### What you should do
Produce an exact copy of the lines below that run from the line containing "Generate a LaTeX" to the line containing "(pc) at (777,27)", inclusive; any picture is omitted.

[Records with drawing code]
☆ ☆ ☆
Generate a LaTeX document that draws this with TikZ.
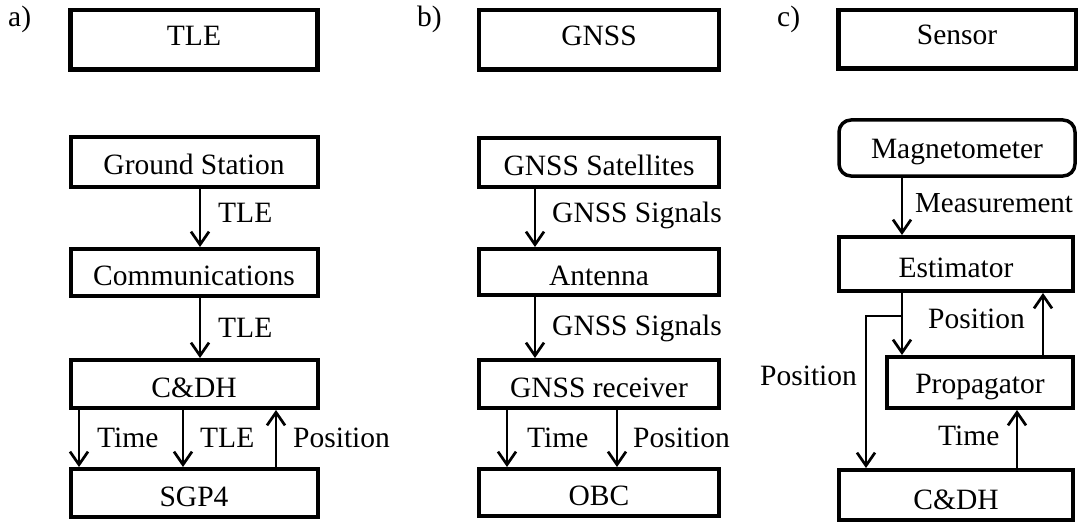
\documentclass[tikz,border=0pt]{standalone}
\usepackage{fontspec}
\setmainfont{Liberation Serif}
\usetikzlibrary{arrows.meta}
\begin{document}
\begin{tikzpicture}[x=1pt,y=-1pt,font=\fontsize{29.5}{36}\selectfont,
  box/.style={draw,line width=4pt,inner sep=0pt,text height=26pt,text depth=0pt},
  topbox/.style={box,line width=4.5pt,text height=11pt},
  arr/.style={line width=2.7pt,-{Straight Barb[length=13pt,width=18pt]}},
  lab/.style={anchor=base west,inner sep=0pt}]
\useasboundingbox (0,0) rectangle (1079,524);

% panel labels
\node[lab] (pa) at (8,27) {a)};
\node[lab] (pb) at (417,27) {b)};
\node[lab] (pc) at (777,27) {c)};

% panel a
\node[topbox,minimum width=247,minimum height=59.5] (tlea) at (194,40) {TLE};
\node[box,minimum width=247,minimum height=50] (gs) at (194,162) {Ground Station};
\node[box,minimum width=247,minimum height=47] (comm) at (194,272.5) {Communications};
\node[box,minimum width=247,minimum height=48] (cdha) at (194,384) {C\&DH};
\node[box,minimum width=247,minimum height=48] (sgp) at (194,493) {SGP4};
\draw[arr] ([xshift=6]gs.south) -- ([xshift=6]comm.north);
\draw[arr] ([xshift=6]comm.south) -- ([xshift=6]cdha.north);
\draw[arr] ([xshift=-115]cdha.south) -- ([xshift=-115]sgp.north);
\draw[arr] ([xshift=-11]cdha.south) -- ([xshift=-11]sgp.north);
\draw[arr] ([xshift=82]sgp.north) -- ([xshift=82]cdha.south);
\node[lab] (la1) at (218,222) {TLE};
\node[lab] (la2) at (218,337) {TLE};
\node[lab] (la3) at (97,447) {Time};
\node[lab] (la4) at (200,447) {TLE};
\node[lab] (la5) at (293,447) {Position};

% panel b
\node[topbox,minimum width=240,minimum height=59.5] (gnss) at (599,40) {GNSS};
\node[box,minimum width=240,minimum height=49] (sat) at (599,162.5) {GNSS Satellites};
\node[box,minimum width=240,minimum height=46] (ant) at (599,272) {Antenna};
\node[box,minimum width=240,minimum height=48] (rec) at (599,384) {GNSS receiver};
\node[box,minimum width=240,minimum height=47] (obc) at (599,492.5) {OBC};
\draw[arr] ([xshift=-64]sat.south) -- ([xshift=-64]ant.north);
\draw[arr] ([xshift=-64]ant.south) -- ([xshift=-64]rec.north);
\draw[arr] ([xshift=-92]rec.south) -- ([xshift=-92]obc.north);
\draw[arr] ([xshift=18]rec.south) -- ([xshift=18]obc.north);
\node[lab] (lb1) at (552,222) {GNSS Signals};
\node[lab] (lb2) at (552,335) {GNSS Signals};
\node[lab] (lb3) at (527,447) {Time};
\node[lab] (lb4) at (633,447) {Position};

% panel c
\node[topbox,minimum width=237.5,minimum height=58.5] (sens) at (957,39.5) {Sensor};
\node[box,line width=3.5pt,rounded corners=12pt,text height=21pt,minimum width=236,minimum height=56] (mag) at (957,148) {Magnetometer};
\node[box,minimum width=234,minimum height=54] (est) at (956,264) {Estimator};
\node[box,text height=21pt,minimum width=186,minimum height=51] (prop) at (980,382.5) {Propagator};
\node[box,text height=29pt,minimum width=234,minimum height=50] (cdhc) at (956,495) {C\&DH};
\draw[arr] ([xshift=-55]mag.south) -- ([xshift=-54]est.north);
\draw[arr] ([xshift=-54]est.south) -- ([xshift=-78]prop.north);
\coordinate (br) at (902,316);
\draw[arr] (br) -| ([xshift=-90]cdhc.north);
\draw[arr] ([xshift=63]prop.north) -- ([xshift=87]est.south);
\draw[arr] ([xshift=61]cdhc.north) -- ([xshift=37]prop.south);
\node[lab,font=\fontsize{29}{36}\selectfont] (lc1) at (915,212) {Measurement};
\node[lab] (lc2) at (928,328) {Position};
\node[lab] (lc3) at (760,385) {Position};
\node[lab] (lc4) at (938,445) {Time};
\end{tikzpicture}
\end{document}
☆ ☆ ☆
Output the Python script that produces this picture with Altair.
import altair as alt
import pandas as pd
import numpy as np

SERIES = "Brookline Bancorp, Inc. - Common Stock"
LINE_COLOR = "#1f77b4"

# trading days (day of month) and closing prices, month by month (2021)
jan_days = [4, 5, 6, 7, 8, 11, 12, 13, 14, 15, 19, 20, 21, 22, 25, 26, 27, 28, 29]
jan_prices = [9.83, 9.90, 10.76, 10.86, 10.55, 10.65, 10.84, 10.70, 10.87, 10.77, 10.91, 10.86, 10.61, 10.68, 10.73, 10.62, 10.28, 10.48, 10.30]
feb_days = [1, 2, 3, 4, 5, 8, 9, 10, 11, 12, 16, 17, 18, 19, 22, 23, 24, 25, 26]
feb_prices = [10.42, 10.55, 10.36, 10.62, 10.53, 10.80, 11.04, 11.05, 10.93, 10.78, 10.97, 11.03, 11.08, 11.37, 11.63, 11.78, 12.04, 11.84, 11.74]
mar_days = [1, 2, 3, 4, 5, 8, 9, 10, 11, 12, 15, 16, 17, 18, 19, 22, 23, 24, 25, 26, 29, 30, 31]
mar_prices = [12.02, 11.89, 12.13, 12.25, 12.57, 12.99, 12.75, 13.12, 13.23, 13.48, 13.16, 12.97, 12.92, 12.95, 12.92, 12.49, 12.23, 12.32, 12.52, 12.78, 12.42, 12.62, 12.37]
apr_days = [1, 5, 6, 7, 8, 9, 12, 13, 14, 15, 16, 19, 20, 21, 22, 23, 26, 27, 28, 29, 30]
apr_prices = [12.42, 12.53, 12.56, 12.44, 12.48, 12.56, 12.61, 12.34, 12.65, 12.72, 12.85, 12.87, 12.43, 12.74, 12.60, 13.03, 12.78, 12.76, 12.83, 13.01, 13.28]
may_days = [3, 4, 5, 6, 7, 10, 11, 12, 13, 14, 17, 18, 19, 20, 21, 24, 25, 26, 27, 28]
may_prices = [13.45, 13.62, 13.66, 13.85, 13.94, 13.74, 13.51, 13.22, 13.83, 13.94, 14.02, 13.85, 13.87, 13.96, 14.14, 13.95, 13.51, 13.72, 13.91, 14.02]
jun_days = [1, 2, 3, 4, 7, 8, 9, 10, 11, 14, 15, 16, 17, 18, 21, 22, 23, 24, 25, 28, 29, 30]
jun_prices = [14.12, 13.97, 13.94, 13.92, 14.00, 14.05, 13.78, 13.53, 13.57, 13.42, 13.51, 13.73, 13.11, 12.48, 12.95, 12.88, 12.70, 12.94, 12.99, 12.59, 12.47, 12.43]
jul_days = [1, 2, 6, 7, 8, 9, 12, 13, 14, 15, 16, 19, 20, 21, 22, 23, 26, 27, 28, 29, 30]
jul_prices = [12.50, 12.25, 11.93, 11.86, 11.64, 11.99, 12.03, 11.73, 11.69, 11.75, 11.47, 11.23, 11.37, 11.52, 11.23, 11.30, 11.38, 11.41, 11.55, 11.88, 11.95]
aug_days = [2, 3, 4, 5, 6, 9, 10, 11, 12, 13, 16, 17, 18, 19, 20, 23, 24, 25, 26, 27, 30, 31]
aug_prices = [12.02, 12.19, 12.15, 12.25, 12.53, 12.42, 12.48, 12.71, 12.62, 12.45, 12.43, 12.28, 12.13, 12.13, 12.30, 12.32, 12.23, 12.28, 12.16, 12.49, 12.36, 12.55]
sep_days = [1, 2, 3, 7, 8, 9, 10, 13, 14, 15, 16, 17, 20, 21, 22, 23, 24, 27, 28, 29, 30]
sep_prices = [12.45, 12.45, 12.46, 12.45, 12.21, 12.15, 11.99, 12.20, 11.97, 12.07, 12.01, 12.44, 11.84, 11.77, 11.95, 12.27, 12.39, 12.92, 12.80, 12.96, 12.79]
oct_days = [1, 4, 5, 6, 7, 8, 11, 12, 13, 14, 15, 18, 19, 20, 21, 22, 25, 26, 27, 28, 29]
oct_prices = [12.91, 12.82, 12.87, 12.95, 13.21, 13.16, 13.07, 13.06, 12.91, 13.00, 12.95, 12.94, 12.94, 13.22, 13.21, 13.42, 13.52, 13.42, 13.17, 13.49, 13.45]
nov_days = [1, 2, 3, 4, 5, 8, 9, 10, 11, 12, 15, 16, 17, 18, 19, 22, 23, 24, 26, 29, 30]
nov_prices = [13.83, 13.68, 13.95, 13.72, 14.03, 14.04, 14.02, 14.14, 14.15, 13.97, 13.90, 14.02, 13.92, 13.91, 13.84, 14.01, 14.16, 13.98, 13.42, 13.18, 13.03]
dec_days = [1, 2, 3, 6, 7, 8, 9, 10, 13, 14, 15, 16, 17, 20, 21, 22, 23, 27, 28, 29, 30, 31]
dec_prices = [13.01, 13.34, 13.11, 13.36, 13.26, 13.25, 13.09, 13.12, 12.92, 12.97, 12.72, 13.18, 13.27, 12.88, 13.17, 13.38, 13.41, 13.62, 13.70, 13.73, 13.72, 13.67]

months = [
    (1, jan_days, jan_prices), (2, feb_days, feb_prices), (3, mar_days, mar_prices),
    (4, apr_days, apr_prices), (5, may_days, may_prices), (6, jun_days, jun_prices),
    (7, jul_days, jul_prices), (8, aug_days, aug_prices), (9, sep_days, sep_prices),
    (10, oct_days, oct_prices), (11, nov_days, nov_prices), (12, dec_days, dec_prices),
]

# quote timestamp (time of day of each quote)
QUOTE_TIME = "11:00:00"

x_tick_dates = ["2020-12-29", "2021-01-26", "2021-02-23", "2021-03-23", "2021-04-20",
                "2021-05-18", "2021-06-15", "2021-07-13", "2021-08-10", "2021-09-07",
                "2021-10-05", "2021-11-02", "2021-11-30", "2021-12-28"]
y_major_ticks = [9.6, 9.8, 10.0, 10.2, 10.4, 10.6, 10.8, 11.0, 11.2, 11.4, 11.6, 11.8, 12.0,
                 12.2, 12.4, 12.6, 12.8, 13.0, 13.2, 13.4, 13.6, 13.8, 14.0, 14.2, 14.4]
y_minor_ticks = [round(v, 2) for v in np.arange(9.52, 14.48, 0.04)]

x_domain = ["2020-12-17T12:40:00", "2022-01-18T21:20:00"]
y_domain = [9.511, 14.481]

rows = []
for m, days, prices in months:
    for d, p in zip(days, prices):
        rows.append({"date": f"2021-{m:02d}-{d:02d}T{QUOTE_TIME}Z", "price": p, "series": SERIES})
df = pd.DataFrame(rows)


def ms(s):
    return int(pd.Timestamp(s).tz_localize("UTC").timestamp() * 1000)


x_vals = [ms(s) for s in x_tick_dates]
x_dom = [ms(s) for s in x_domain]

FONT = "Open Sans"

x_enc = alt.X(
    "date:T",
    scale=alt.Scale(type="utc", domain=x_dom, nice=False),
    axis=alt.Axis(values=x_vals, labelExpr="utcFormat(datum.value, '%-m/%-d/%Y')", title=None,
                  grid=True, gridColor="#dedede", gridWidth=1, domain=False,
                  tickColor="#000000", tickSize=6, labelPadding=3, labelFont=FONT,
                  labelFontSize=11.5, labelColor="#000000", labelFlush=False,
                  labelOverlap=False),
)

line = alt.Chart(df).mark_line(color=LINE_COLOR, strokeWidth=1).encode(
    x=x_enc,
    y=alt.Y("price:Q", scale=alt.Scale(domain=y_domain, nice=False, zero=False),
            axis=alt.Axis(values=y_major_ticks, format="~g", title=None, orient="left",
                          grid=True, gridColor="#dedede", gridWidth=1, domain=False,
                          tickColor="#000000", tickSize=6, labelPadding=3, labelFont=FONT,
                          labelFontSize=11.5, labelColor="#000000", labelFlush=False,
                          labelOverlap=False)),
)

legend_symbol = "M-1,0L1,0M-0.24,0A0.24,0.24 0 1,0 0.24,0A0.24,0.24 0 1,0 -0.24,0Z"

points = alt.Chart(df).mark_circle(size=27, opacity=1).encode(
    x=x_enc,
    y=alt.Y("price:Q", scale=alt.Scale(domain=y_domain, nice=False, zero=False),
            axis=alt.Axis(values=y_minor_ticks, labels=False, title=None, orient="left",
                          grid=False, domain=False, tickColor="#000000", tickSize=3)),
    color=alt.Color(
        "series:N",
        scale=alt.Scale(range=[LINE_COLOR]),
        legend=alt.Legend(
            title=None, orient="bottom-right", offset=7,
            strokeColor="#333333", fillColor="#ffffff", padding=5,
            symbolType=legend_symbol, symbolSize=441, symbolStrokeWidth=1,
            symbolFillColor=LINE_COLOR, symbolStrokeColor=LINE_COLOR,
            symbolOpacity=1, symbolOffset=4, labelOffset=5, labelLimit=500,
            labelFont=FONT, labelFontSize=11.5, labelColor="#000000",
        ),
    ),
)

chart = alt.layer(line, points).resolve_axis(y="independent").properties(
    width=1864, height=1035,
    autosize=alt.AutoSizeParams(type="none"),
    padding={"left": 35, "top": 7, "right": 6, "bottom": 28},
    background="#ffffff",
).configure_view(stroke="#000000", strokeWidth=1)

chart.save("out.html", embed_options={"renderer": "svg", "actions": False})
☆ ☆ ☆
### Full answer
Generate a LaTeX document that draws this with TikZ.
\documentclass[tikz,border=0pt]{standalone}
\usepackage{fontspec}
\setmainfont{Liberation Serif}
\usetikzlibrary{arrows.meta}
\begin{document}
\begin{tikzpicture}[x=1pt,y=-1pt,font=\fontsize{29.5}{36}\selectfont,
  box/.style={draw,line width=4pt,inner sep=0pt,text height=26pt,text depth=0pt},
  topbox/.style={box,line width=4.5pt,text height=11pt},
  arr/.style={line width=2.7pt,-{Straight Barb[length=13pt,width=18pt]}},
  lab/.style={anchor=base west,inner sep=0pt}]
\useasboundingbox (0,0) rectangle (1079,524);

% panel labels
\node[lab] (pa) at (8,27) {a)};
\node[lab] (pb) at (417,27) {b)};
\node[lab] (pc) at (777,27) {c)};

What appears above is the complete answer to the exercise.